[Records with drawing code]

§

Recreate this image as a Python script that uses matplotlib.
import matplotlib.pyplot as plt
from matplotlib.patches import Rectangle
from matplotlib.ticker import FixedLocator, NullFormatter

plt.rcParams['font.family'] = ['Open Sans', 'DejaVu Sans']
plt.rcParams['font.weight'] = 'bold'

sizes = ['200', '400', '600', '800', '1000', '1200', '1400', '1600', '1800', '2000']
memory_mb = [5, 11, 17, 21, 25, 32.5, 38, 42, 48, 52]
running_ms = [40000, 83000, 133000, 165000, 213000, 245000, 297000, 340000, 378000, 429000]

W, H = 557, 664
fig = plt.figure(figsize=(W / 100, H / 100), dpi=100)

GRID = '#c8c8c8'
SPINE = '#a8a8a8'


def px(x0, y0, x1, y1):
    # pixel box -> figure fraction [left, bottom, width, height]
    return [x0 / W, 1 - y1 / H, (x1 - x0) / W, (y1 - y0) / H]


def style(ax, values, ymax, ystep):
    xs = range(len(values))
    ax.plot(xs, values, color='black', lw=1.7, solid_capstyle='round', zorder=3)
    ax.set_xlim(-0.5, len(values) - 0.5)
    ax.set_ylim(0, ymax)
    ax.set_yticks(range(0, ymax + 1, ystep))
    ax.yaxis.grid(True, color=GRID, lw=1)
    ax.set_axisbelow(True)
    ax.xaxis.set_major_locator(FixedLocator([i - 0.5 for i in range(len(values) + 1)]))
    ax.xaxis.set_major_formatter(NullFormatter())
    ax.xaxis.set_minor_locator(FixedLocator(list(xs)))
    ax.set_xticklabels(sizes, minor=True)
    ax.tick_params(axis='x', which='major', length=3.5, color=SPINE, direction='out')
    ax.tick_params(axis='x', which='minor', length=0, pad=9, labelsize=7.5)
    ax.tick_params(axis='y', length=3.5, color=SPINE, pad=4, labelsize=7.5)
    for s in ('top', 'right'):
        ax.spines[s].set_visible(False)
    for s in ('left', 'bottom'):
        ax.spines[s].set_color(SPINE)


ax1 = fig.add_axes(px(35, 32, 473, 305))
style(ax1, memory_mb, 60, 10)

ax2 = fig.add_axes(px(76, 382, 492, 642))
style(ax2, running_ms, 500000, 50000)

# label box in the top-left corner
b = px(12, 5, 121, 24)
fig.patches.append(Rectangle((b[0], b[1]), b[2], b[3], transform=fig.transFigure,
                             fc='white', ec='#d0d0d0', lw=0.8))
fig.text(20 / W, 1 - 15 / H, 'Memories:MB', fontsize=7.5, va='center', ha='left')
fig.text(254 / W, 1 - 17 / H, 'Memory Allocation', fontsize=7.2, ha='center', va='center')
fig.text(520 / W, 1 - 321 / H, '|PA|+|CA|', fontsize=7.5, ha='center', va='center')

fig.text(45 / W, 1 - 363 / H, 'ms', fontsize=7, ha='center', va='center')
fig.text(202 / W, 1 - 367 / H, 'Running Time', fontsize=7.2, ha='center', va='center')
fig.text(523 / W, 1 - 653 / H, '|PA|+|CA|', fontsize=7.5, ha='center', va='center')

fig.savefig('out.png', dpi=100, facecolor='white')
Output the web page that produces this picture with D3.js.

§

Challenge: Begin with the first line of the data above and, please, print each line exactly until you have printed the line containing "style(ax1, memory_mb, 60, 10)"; print nothing else.

Output of the exercise:
Recreate this image as a Python script that uses matplotlib.
import matplotlib.pyplot as plt
from matplotlib.patches import Rectangle
from matplotlib.ticker import FixedLocator, NullFormatter

plt.rcParams['font.family'] = ['Open Sans', 'DejaVu Sans']
plt.rcParams['font.weight'] = 'bold'

sizes = ['200', '400', '600', '800', '1000', '1200', '1400', '1600', '1800', '2000']
memory_mb = [5, 11, 17, 21, 25, 32.5, 38, 42, 48, 52]
running_ms = [40000, 83000, 133000, 165000, 213000, 245000, 297000, 340000, 378000, 429000]

W, H = 557, 664
fig = plt.figure(figsize=(W / 100, H / 100), dpi=100)

GRID = '#c8c8c8'
SPINE = '#a8a8a8'


def px(x0, y0, x1, y1):
    # pixel box -> figure fraction [left, bottom, width, height]
    return [x0 / W, 1 - y1 / H, (x1 - x0) / W, (y1 - y0) / H]


def style(ax, values, ymax, ystep):
    xs = range(len(values))
    ax.plot(xs, values, color='black', lw=1.7, solid_capstyle='round', zorder=3)
    ax.set_xlim(-0.5, len(values) - 0.5)
    ax.set_ylim(0, ymax)
    ax.set_yticks(range(0, ymax + 1, ystep))
    ax.yaxis.grid(True, color=GRID, lw=1)
    ax.set_axisbelow(True)
    ax.xaxis.set_major_locator(FixedLocator([i - 0.5 for i in range(len(values) + 1)]))
    ax.xaxis.set_major_formatter(NullFormatter())
    ax.xaxis.set_minor_locator(FixedLocator(list(xs)))
    ax.set_xticklabels(sizes, minor=True)
    ax.tick_params(axis='x', which='major', length=3.5, color=SPINE, direction='out')
    ax.tick_params(axis='x', which='minor', length=0, pad=9, labelsize=7.5)
    ax.tick_params(axis='y', length=3.5, color=SPINE, pad=4, labelsize=7.5)
    for s in ('top', 'right'):
        ax.spines[s].set_visible(False)
    for s in ('left', 'bottom'):
        ax.spines[s].set_color(SPINE)


ax1 = fig.add_axes(px(35, 32, 473, 305))
style(ax1, memory_mb, 60, 10)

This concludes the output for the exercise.